Defendant contends the plaintiff erroneously, or wrongfully, charged a number of invoices to its account which were actually purchases made by Zuber Construction Company, Inc., amounting to $846.28. To the admitted balance owed plaintiff of $444.16, defendant pleads a setoff or compensation for the amount alleged to be owing it by plaintiff of $387.88.
There are no written reasons for judgment contained in the record. However, since the trial judge rendered judgment for $900.00 rather than the amount sued for of $1,290.44, we must assume he accepted the plea of compensation in arriving at this amount.
Plaintiff has answered the appeal and urged that compensation should not be allowed as no proof was presented by defendant to substantiate this alleged offsetting indebtedness.
We shall next consider the correctness of the trial judge’s finding that plaintiff carried the burden of proving the correctness of the account charged to defendant. This involves primarily a resolution of the factual finding of the trial judge that all of the invoices listed on the statement were correctly assigned to defendant’s account.

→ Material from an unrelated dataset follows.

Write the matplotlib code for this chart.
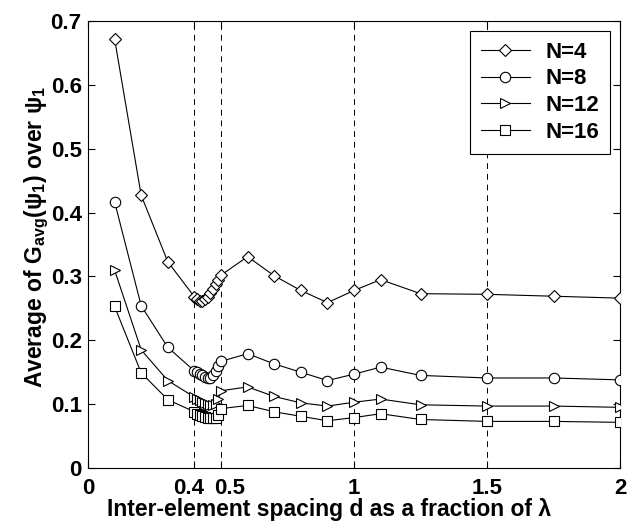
import numpy as np
import matplotlib
matplotlib.use("Agg")
import matplotlib.pyplot as plt
import matplotlib.transforms as mtransforms

plt.rcParams['font.family'] = ['Liberation Sans', 'DejaVu Sans']
plt.rcParams['font.weight'] = 'bold'
plt.rcParams['mathtext.fontset'] = 'custom'
plt.rcParams['mathtext.rm'] = 'Liberation Sans:bold'
plt.rcParams['mathtext.it'] = 'Liberation Sans:bold'
plt.rcParams['mathtext.default'] = 'rm'

# spacing d / lambda
d = [0.1, 0.2, 0.3,
     0.40, 0.41, 0.42, 0.43, 0.44, 0.45, 0.46, 0.47, 0.48, 0.49, 0.50,
     0.6, 0.7, 0.8, 0.9, 1.0, 1.1, 1.25, 1.5, 1.75, 2.0]

g_n4 = [0.672, 0.427, 0.323,
        0.268, 0.264, 0.262, 0.261, 0.264, 0.268, 0.274, 0.281, 0.288, 0.295, 0.302,
        0.331, 0.301, 0.278, 0.259, 0.278, 0.295, 0.273, 0.272, 0.269, 0.266]
g_n8 = [0.417, 0.254, 0.189,
        0.152, 0.150, 0.148, 0.145, 0.143, 0.141, 0.141, 0.145, 0.152, 0.160, 0.167,
        0.179, 0.163, 0.150, 0.137, 0.147, 0.158, 0.145, 0.141, 0.141, 0.138]
g_n12 = [0.310, 0.185, 0.137,
         0.111, 0.108, 0.106, 0.104, 0.102, 0.100, 0.099, 0.099, 0.101, 0.108, 0.121,
         0.127, 0.112, 0.102, 0.097, 0.103, 0.108, 0.099, 0.097, 0.097, 0.095]
g_n16 = [0.253, 0.149, 0.107,
         0.088, 0.085, 0.083, 0.081, 0.080, 0.079, 0.078, 0.078, 0.079, 0.083, 0.093,
         0.098, 0.088, 0.081, 0.074, 0.079, 0.085, 0.076, 0.073, 0.073, 0.0715]

labels = ["N=4", "N=8", "N=12", "N=16"]
markers = ["D", "o", ">", "s"]
msizes = [6.5, 7.5, 7.5, 7.5]
vlines = [0.4, 0.5, 1.0, 1.5]
xticks = [0, 0.4, 0.5, 1, 1.5, 2]
xticklabels = ["0", "0.4", "0.5", "1", "1.5", "2"]

fig = plt.figure(figsize=(6.32, 5.21), dpi=100)
ax = fig.add_axes([0.1392, 0.1017, 0.842, 0.858])

for xv in vlines:
    ax.axvline(xv, color="k", ls=(0, (6, 5)), lw=0.7, zorder=1)

for y, lab, m, ms in zip([g_n4, g_n8, g_n12, g_n16], labels, markers, msizes):
    ax.plot(d, y, color="k", lw=0.8, marker=m, ms=ms, mfc="white",
            mec="k", mew=0.8, label=lab, zorder=3)

ax.set_xlim(0, 2)
ax.set_ylim(0, 0.7)
ax.set_xticks(xticks)
ax.set_xticklabels(xticklabels)
ax.set_yticks(np.arange(0, 0.71, 0.1))
ax.set_yticklabels(["0", "0.1", "0.2", "0.3", "0.4", "0.5", "0.6", "0.7"])
ax.tick_params(direction="in", top=True, right=True, labelsize=16, length=5, width=0.8)
ax.tick_params(axis="x", pad=7)
ax.tick_params(axis="y", pad=4.5)

# nudge the crowded 0.4 / 0.5 labels apart
tl = ax.get_xticklabels()
tl[1].set_transform(tl[1].get_transform() +
                    mtransforms.ScaledTranslation(-6 / 100, 0, fig.dpi_scale_trans))
tl[2].set_transform(tl[2].get_transform() +
                    mtransforms.ScaledTranslation(9 / 100, 0, fig.dpi_scale_trans))

ax.set_xlabel("Inter-element spacing d as a fraction of λ", fontsize=16.5,
              fontweight="bold")
ax.xaxis.set_label_coords(0.453, -0.066)
ax.set_ylabel(r"Average of G$_{avg}$(ψ$_1$) over ψ$_1$", fontsize=16.5,
              fontweight="bold")
ax.yaxis.set_label_coords(-0.069, 0.516)

leg = ax.legend(loc="upper right", fontsize=16, frameon=True, fancybox=False,
                edgecolor="k", framealpha=1, borderpad=0.5, handlelength=2.2,
                handletextpad=0.7, labelspacing=0.25, borderaxespad=0,
                bbox_to_anchor=(0.981, 0.978))
leg.get_frame().set_linewidth(0.8)

fig.savefig("out.png", dpi=100)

From our reading of the evidence we find the following to be a fair summation-of the facts established:
Defendant had maintained an account with plaintiff for a period antedating that in dispute. In November, 1963, defendant changed managers of its Jonesboro business and, as the result of a joint audit of its account with plaintiff, any balance owing at this time was completely liquidated. Braxton C. Zuber then became manager of defendant’s Jonesboro operation and his services continued throughout the period of time relative to this dispute. Although the evidence is not clear regarding specific dates of termination of this phase of defendant’s activities, we gather that it engaged in construction contracts for a length of time extending into the period of this dispute, and in the course of carrying out these contracts made various purchases from plaintiff of sand, gravel, ready mix and other building materials needed. The evidence reflects that plaintiff prepared in triplicate a delivery ticket, or invoice, for all merchandise sold, and as a general policy, designated thereon the particular construction job for which the material was to be used. It was intended that one of the copies be signed by the person receiving the material and that one of the copies be mailed to the person to whom the merchandise was charged, along with his monthly statement.

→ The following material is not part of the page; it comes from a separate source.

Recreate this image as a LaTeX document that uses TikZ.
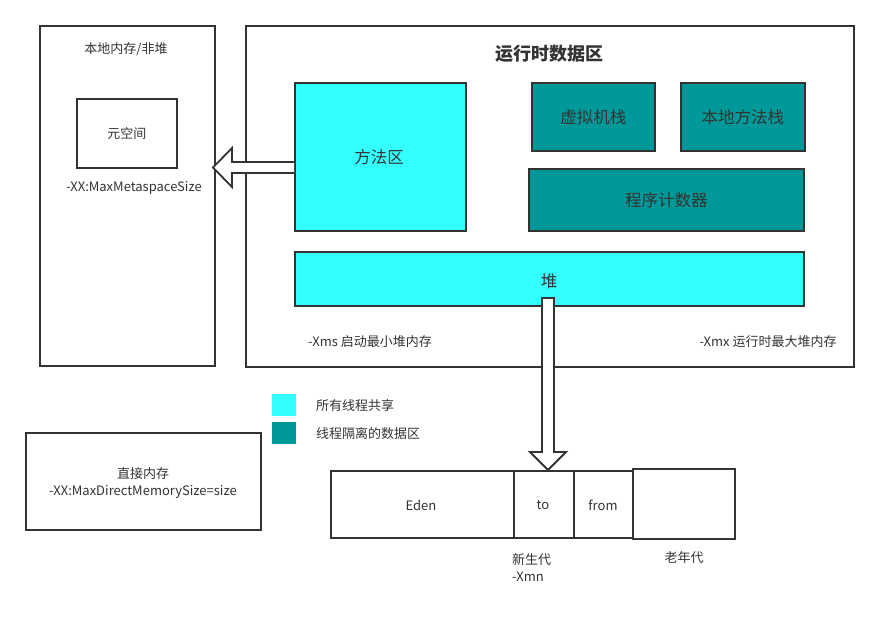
\documentclass[tikz,border=0pt]{standalone}
\usepackage{fontspec}
\setmainfont{Noto Sans CJK SC}
\usetikzlibrary{calc}
\definecolor{ink}{HTML}{333333}
\definecolor{shared}{HTML}{33FFFF}
\definecolor{private}{HTML}{009999}
\tikzset{
  box/.style={draw=ink, line width=1.5pt, rectangle, inner sep=0pt, anchor=north west},
  lbl/.style={text=ink, font=\fontsize{13}{15}\selectfont, inner sep=0pt},
  big/.style={text=ink, font=\fontsize{16.5}{18}\selectfont, inner sep=0pt},
  blockarrow/.style={draw=ink, fill=white, line width=1.8pt, line join=miter}
}
\begin{document}
\begin{tikzpicture}[x=1pt,y=-1pt]
\useasboundingbox (0,0) rectangle (877,622);
% left box
\node[box, minimum width=175, minimum height=340] (native) at (39,25) {};
\node[lbl] (nativet) at (126,49) {本地内存/非堆};
\node[box, minimum width=100, minimum height=69] (meta) at (76,98) {};
\node[lbl] at (meta.center) {元空间};
\node[lbl] (metat) at (134,188) {-XX:MaxMetaspaceSize};
% main box
\node[box, minimum width=608, minimum height=341] (rt) at (245,25) {};
\node[text=ink, font=\fontsize{18}{20}\selectfont\bfseries, inner sep=0pt] (rtt) at (549,54) {运行时数据区};
\node[box, fill=shared, minimum width=171, minimum height=148] (method) at (294,82) {};
\node[big] at (379,157) {方法区};
\node[box, fill=private, minimum width=123, minimum height=68] (vms) at (531,82) {};
\node[big] at (vms.center) {虚拟机栈};
\node[box, fill=private, minimum width=124, minimum height=68] (nms) at (680,82) {};
\node[big] at (nms.center) {本地方法栈};
\node[box, fill=private, minimum width=275, minimum height=62] (pc) at (528,168) {};
\node[big] at (pc.center) {程序计数器};
\node[box, fill=shared, minimum width=509, minimum height=54] (heap) at (294,251) {};
\node[big] at (549,281) {堆};
\node[lbl] (xms) at (370,342) {-Xms 启动最小堆内存};
\node[lbl] (xmx) at (768,342) {-Xmx 运行时最大堆内存};
% legend
\node[fill=shared, minimum width=24, minimum height=22, inner sep=0pt, anchor=north west] (leg1) at (272,394) {};
\node[fill=private, minimum width=24, minimum height=22, inner sep=0pt, anchor=north west] (leg2) at (272,422) {};
\node[lbl, anchor=west] at (316,406) {所有线程共享};
\node[lbl, anchor=west] at (316,434) {线程隔离的数据区};
% direct memory
\node[box, minimum width=235, minimum height=97] (direct) at (25,432) {};
\node[lbl] at (143,474) {直接内存};
\node[lbl] at (143,492) {-XX:MaxDirectMemorySize=size};
% generations
\node[box, minimum width=183, minimum height=67] (eden) at (330,470) {};
\node[lbl] at (421,505) {Eden};
\node[box, minimum width=60, minimum height=67] (to) at (513,470) {};
\node[lbl] at (543,505) {to};
\node[box, minimum width=59, minimum height=67] (from) at (573,470) {};
\node[lbl] at (603,505) {from};
\node[box, minimum width=102, minimum height=70] (old) at (632,468) {};
\node[lbl, anchor=west] at (512,560) {新生代};
\node[lbl, anchor=west] at (512,577) {-Xmn};
\node[lbl] at (684,558) {老年代};
% block arrows
\coordinate (ltip) at (213,167.5);
\draw[blockarrow] (method.west |- 0,162) -- (232,162) -- (232,148) -- (ltip) -- (232,187) -- (232,173) -- (method.west |- 0,173);
\coordinate (dtip) at (548,470);
\draw[blockarrow] (542,298) -- (542,452) -- (530,452) -- (dtip) -- (566,452) -- (554,452) -- (554,298) -- cycle;
\end{tikzpicture}
\end{document}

The evidence also shows that shortly after the employment of Zuber, defendant ceased performing construction contracts and the president of the defendant corporation, T. W. M. Long of Shreveport, Louisiana, granted permission to Zuber to continue construction contracts as a personal venture, so long as these ventures did not interfere with his duties as manager of Louisiana Builders Supply.

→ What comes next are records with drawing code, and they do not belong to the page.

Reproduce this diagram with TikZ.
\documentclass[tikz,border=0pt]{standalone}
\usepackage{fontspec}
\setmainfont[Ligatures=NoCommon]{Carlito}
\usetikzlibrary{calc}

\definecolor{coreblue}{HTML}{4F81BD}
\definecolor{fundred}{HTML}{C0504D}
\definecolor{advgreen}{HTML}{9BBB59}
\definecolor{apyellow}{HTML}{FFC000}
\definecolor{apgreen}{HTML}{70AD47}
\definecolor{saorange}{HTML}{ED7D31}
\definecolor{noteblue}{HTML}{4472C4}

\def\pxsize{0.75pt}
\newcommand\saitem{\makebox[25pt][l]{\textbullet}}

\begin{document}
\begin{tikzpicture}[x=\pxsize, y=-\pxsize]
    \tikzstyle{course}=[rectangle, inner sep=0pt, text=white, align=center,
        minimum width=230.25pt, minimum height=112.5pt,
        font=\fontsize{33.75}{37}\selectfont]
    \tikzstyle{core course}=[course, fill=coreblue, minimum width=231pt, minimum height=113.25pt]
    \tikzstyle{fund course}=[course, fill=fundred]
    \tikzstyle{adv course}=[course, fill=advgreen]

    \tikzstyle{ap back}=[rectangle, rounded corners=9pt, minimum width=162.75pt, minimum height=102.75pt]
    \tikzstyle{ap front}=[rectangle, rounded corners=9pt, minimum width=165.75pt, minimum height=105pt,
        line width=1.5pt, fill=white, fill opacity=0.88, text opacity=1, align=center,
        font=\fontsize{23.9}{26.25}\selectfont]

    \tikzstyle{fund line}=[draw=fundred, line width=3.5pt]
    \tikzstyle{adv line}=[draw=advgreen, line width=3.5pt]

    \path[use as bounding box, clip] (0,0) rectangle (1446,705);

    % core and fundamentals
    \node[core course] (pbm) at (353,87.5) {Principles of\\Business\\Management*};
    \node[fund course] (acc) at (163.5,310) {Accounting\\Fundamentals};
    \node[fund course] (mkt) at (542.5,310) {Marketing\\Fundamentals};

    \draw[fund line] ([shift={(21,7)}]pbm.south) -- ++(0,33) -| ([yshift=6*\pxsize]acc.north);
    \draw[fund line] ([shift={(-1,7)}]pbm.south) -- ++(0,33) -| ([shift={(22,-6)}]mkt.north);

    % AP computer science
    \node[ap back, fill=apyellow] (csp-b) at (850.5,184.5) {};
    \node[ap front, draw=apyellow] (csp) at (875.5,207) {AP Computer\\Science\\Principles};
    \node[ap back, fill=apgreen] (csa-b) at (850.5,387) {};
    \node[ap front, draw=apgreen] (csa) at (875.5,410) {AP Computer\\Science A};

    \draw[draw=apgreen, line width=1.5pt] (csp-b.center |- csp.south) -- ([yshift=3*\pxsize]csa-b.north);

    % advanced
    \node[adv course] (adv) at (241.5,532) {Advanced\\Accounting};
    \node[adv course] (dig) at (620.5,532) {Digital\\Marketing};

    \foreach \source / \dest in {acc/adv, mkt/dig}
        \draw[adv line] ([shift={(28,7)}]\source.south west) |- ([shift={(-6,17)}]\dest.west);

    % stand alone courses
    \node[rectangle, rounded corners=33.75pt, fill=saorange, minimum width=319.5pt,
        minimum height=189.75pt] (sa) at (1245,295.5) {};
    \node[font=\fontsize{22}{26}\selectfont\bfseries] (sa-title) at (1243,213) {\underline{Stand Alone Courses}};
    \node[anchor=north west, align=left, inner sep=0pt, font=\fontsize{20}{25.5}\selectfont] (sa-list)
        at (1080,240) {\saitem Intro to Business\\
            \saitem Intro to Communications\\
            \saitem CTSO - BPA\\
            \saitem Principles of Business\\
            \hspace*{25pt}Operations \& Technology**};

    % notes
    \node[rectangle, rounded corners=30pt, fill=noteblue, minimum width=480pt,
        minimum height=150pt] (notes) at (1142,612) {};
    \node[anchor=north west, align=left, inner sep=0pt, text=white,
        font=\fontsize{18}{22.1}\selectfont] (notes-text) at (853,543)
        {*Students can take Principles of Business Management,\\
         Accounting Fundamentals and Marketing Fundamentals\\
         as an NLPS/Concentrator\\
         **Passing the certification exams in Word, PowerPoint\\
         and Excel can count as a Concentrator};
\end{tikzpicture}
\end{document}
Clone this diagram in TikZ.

Long testified that at about the time Zu-ber took over operation of its Jonesboro outlet, he initiated a system of purchase orders for all materials bought for the defendant corporation and personally instructed E. L. Meredith, Jr., an officer of the plaintiff corporation, that all purchases made by Louisiana Builders Supply must be accompanied by such a purchase order or it would not be responsible for them. Defendant urges the fact that a number of the invoices in question herein were not accompanied by a purchase order as an additional reason that these charges were improperly made to its account. We find the evidence in regard to the instructions and use of the purchase orders to be conflicting. Meredith and another officer of the plaintiff corporation, Robert Salter, denied that either of them was ever instructed by Mr. Long that no materials should be delivered except on receipt of a purchase order. They also testified that on occasions a purchase order was presented at the time material was requested. In any event, we believe the evidence substantially shows the purchase order system was not strictly adhered to in transactions between plaintiff and defendant. It is significant that according to the testimony of Salter and
Long further testified that at the time he informed Meredith that purchase orders would be required for any material sold to defendant, he specifically advised him that Zuber was acting on his own behalf in the construction business and his activities had nothing to do with the defendant corporation. Meredith denied the conversation as recalled by Long. Both Meredith and Salter contend they had no knowledge of the contracts being undertaken by Zuber through Zuber Construction Company until the dispute arose over the account involved herein.
Whether Long informed plaintiff’s officers of the necessity for a purchase order to authorize the charging of purchases to the defendant’s account, or whether these officers were advised of independent personal operations of Zuber in the construction business completely separate from defendant’s business, are both matters which must be resolved solely on the credibility of witnesses’ testimony.
The trial judge apparently accepted the testimony of plaintiff’s witnesses as more credible. His ruling on matters involving credibility must be given great weight. We can find no manifest error in his finding and conclusions.
Defendant argues that the sole payment on the account during this long period of time, a check dated March 4, 1965, from Zuber Construction Company, Inc. for $2,369.50, is an acknowledgment by plaintiff that it knew a portion of the account was sold to Zuber Construction Company.
We do not find this to be correct under the circumstances prevailing. It is shown by the testimony of Long that Zuber was permitted to, and did, operate his personal contracting business from the Louisiana Builders Supply office. Since Zuber had previously bought the identical types of purchases from plaintiff for the account of defendant in its construction activities prior to commencement of his own personal ventures, plaintiff’s employees could logically assume’ the continued orders from the office of defendant by its manager were for defendant’s account. To overcome this presumption the proof of notification to the contrary must be clear and convincing. Defendant alone is responsible for permitting the activities on the part of its employee, Zuber, which caused this dispute.
For the foregoing reasons, the judgment appealed from is affirmed at appellant’s cost.